= Your goal =
Starting at the first line of the data, print each line verbatim up to and including the line bearing "from matplotlib.ticker import FuncFormatter", omitting pictures.

##############################

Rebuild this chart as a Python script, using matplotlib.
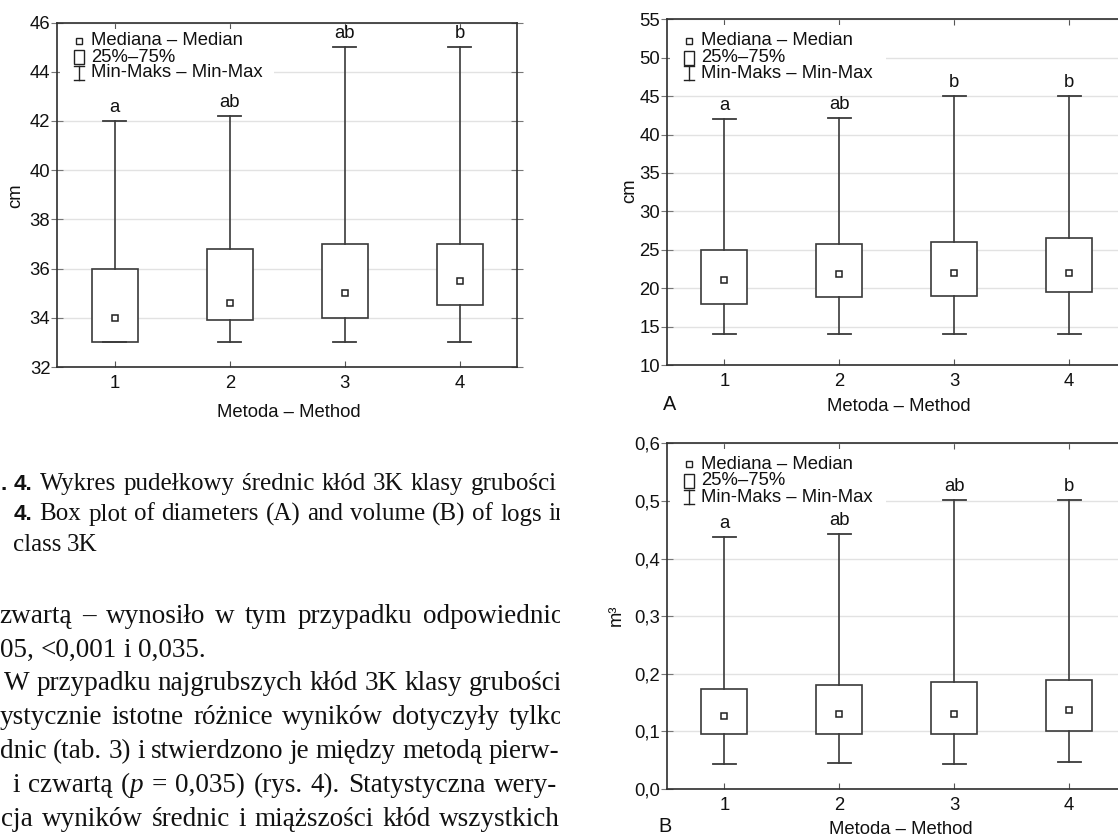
import matplotlib
matplotlib.use("Agg")
import matplotlib.pyplot as plt
from matplotlib.patches import Rectangle
from matplotlib.lines import Line2D
from matplotlib.transforms import Bbox, TransformedBbox
from matplotlib.ticker import FuncFormatter

# ---------------- data ----------------
methods = [1, 2, 3, 4]
method_labels = ["1", "2", "3", "4"]

# left chart - diameters of the thickest logs (cm)
d_min = [33.0, 33.0, 33.0, 33.0]
d_q1 = [33.0, 33.9, 34.0, 34.5]
d_med = [34.0, 34.6, 35.0, 35.5]
d_q3 = [36.0, 36.8, 37.0, 37.0]
d_max = [42.0, 42.2, 45.0, 45.0]
d_letters = ["a", "ab", "ab", "b"]
d_yticks = [32, 34, 36, 38, 40, 42, 44, 46]

# panel A - diameters (cm)
a_min = [14.0, 14.0, 14.0, 14.0]
a_q1 = [18.0, 18.9, 19.0, 19.5]
a_med = [21.0, 21.9, 22.0, 22.0]
a_q3 = [25.0, 25.8, 26.0, 26.5]
a_max = [42.0, 42.2, 45.0, 45.0]
a_letters = ["a", "ab", "b", "b"]
a_yticks = [10, 15, 20, 25, 30, 35, 40, 45, 50, 55]

# panel B - volume (m3)
b_min = [0.044, 0.045, 0.044, 0.047]
b_q1 = [0.095, 0.095, 0.095, 0.100]
b_med = [0.126, 0.130, 0.131, 0.137]
b_q3 = [0.173, 0.180, 0.186, 0.189]
b_max = [0.438, 0.442, 0.501, 0.501]
b_letters = ["a", "ab", "ab", "b"]
b_yticks = [0.0, 0.1, 0.2, 0.3, 0.4, 0.5, 0.6]

legend_labels = ["Mediana \u2013 Median", "25%\u201375%", "Min-Maks \u2013 Min-Max"]
x_title = "Metoda \u2013 Method"

caption_lines = [
    [[(".", "sb")], [("4.", "sb")], "Wykres", "pude\u0142kowy", "\u015brednic", "k\u0142\u00f3d", "3K", "klasy", "grubo\u015bci"],
    [[("4.", "sb")], "Box", "plot", "of", "diameters", "(A)", "and", "volume", "(B)", "of", "logs", "in"],
    ["class", "3K"],
]
paragraph_lines = [
    ["zwart\u0105", "\u2013", "wynosi\u0142o", "w", "tym", "przypadku", "odpowiednio"],
    ["05,", "<0,001", "i", "0,035."],
    ["W", "przypadku", "najgrubszych", "k\u0142\u00f3d", "3K", "klasy", "grubo\u015bci"],
    ["ystycznie", "istotne", "r\u00f3\u017cnice", "wynik\u00f3w", "dotyczy\u0142y", "tylko"],
    ["dnic", "(tab.", "3)", "i", "stwierdzono", "je", "mi\u0119dzy", "metod\u0105", "pierw-"],
    ["i", "czwart\u0105", [("(", "r"), ("p", "i")], "=", "0,035)", "(rys.", "4).", "Statystyczna", "wery-"],
    ["cja", "wynik\u00f3w", "\u015brednic", "i", "mi\u0105\u017cszo\u015bci", "k\u0142\u00f3d", "wszystkich"],
]

# ---------------- layout ----------------
W, H = 1118, 839
fig = plt.figure(figsize=(W / 100, H / 100), dpi=100)
fig.patch.set_facecolor("white")
SANS = "Liberation Sans"
SERIF = "Liberation Serif"
EDGE = "#3a3a3a"
GRID = "#e2e2e2"
SPINE = "#2e2e2e"
FS = 13.3


def fx(x):
    return x / W


def fy(y):
    return 1 - y / H


def panel(box, mins, q1s, meds, q3s, maxs, letters, yticks, fmt, ylabel, ylabel_xy,
          xlabel_xy, leg_offs, leg_w, corner=None):
    x0, y0, x1, y1, xr = box
    ax = fig.add_axes([fx(x0), fy(y1), (x1 - x0) / W, (y1 - y0) / H])
    stats = [dict(whislo=mn, q1=a, med=m, q3=b, whishi=mx, fliers=[])
             for mn, a, m, b, mx in zip(mins, q1s, meds, q3s, maxs)]
    ax.bxp(stats, positions=methods, widths=0.4, capwidths=0.2, showfliers=False,
           patch_artist=True, manage_ticks=False,
           boxprops=dict(facecolor="white", edgecolor=EDGE, linewidth=1.2),
           whiskerprops=dict(color=EDGE, linewidth=1.2),
           capprops=dict(color=EDGE, linewidth=1.3),
           medianprops=dict(linewidth=0))
    ax.plot(methods, meds, ls="none", marker="s", ms=4.8, mfc="white", mec="#222222",
            mew=1.1, zorder=5)
    for p, mx, lab in zip(methods, maxs, letters):
        ax.annotate(lab, (p, mx), xytext=(0, 6.5), textcoords="offset points",
                    ha="center", va="baseline", fontsize=FS, family=SANS, color="#111111")
    ax.set_xlim(0.5, xr)
    ax.set_ylim(yticks[0], yticks[-1])
    ax.set_yticks(yticks)
    ax.yaxis.set_major_formatter(FuncFormatter(fmt))
    ax.set_xticks(methods)
    ax.set_xticklabels(method_labels)
    ax.grid(axis="y", color=GRID, linewidth=1.0)
    ax.set_axisbelow(True)
    for s in ax.spines.values():
        s.set_color(SPINE)
        s.set_linewidth(1.2)
    ax.tick_params(axis="x", direction="in", length=4, top=True, bottom=True,
                   color="#555555", labelsize=FS, pad=6, labelcolor="#111111")
    ax.tick_params(axis="y", direction="inout", length=8, left=True, right=True,
                   color="#777777", labelsize=FS, pad=1, labelcolor="#111111")
    for lab in ax.get_xticklabels() + ax.get_yticklabels():
        lab.set_family(SANS)
    fig.text(fx(ylabel_xy[0]), fy(ylabel_xy[1]), ylabel, rotation=90, ha="center",
             va="center", fontsize=FS, family=SANS, color="#111111")
    fig.text(fx(xlabel_xy[0]), fy(xlabel_xy[1]), x_title, ha="center", va="center",
             fontsize=FS, family=SANS, color="#111111")
    if corner is not None:
        fig.text(fx(corner[1]), fy(corner[2]), corner[0], ha="center", va="center",
                 fontsize=FS + 1, family=SANS, color="#111111")
    # legend
    mxp = x0 + 22
    tx = x0 + 34
    ry = [y0 + o for o in leg_offs]
    fig.add_artist(Rectangle((fx(x0 + 3), fy(ry[2] + 10)), leg_w / W,
                             (ry[2] + 10 - (y0 + 6)) / H, transform=fig.transFigure,
                             facecolor="white", edgecolor="none", zorder=3))
    fig.add_artist(Line2D([fx(mxp)], [fy(ry[0])], transform=fig.transFigure, ls="none",
                          marker="s", ms=3.8, mfc="white", mec="#222222", mew=1.0, zorder=4))
    fig.add_artist(Rectangle((fx(mxp - 5), fy(ry[1] + 7)), 10 / W, 14 / H,
                             transform=fig.transFigure, facecolor="white",
                             edgecolor="#222222", linewidth=1.0, zorder=4))
    fig.add_artist(Line2D([fx(mxp), fx(mxp)], [fy(ry[2] - 7), fy(ry[2] + 7)],
                          transform=fig.transFigure, color="#222222", lw=1.0, zorder=4))
    for yy in (ry[2] - 7, ry[2] + 7):
        fig.add_artist(Line2D([fx(mxp - 5), fx(mxp + 5)], [fy(yy), fy(yy)],
                              transform=fig.transFigure, color="#222222", lw=1.0, zorder=4))
    for lab, yy in zip(legend_labels, ry):
        fig.text(fx(tx), fy(yy), lab, ha="left", va="center", fontsize=FS, family=SANS,
                 color="#111111", zorder=5)
    return ax


def plain(v, pos):
    return f"{v:g}"


def comma(v, pos):
    return f"{v:.1f}".replace(".", ",")


STEP = 114.9
# left chart
panel((57.3, 22.5, 517.0, 367.0, 4.5), d_min, d_q1, d_med, d_q3, d_max, d_letters,
      d_yticks, plain, "cm", (16, 196), (289, 413), (18, 34.5, 50), 214)
# right top (A)
rx0, rx1 = 667.0, 1190.0
xr = 0.5 + (rx1 - rx0) / STEP
panel((rx0, 19.3, rx1, 365.0, xr), a_min, a_q1, a_med, a_q3, a_max, a_letters,
      a_yticks, plain, "cm", (629.5, 191), (899, 407), (21.5, 38.5, 54), 216,
      corner=("A", 670, 405))
# right bottom (B)
panel((rx0, 443.3, rx1, 789.0, xr), b_min, b_q1, b_med, b_q3, b_max, b_letters,
      b_yticks, comma, "m\u00b3", (616, 615), (901, 829), (21, 37.5, 54), 216,
      corner=("B", 665, 826))

# ---------------- text of the page ----------------
renderer = fig.canvas.get_renderer()
clip = TransformedBbox(Bbox.from_extents(0, 0, 560 / W, 1), fig.transFigure)


def props(kind, size):
    if kind == "sb":
        return dict(family=SANS, weight="bold", size=size * 0.9)
    if kind == "i":
        return dict(family=SERIF, style="italic", size=size)
    return dict(family=SERIF, size=size)


def width(s, kind, size):
    t = fig.text(0, 0, s, **props(kind, size))
    w = t.get_window_extent(renderer).width
    t.remove()
    return w


def norm(word):
    return [(word, "r")] if isinstance(word, str) else word


def draw_line(words, x0, yb, size, x1=None):
    words = [norm(w) for w in words]
    wlens = [[width(s, k, size) for s, k in w] for w in words]
    total = sum(sum(l) for l in wlens)
    space = width("n n", "r", size) - width("nn", "r", size)
    if x1 is None or len(words) < 2:
        gap = space
    else:
        gap = max((x1 - x0 - total) / (len(words) - 1), space * 0.6)
    x = x0
    for w, ls in zip(words, wlens):
        for (s, k), l in zip(w, ls):
            t = fig.text(fx(x), fy(yb), s, ha="left", va="baseline", color="#111111",
                         **props(k, size))
            t.set_clip_box(clip)
            t.set_clip_on(True)
            x += l
        x += gap


CAP = 18.0
PAR = 19.5
cap_y = [490, 520.5, 551]
draw_line(caption_lines[0], 0.0, cap_y[0], CAP, 557)
draw_line(caption_lines[1], 14.0, cap_y[1], CAP, 568)
draw_line(caption_lines[2], 12.5, cap_y[2], CAP)

par_x0 = [-1.0, 0.0, 3.6, 0.0, 0.0, 12.5, 1.5]
par_x1 = [564, None, 562, 564, 559, 557, 560]
par_y = [623, 657, 690.5, 724, 758, 792, 826]
for words, a, b, yb in zip(paragraph_lines, par_x0, par_x1, par_y):
    draw_line(words, a, yb, PAR, b)

fig.savefig("out.png", dpi=100, facecolor="white")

##############################

= Finished task =
Rebuild this chart as a Python script, using matplotlib.
import matplotlib
matplotlib.use("Agg")
import matplotlib.pyplot as plt
from matplotlib.patches import Rectangle
from matplotlib.lines import Line2D
from matplotlib.transforms import Bbox, TransformedBbox
from matplotlib.ticker import FuncFormatter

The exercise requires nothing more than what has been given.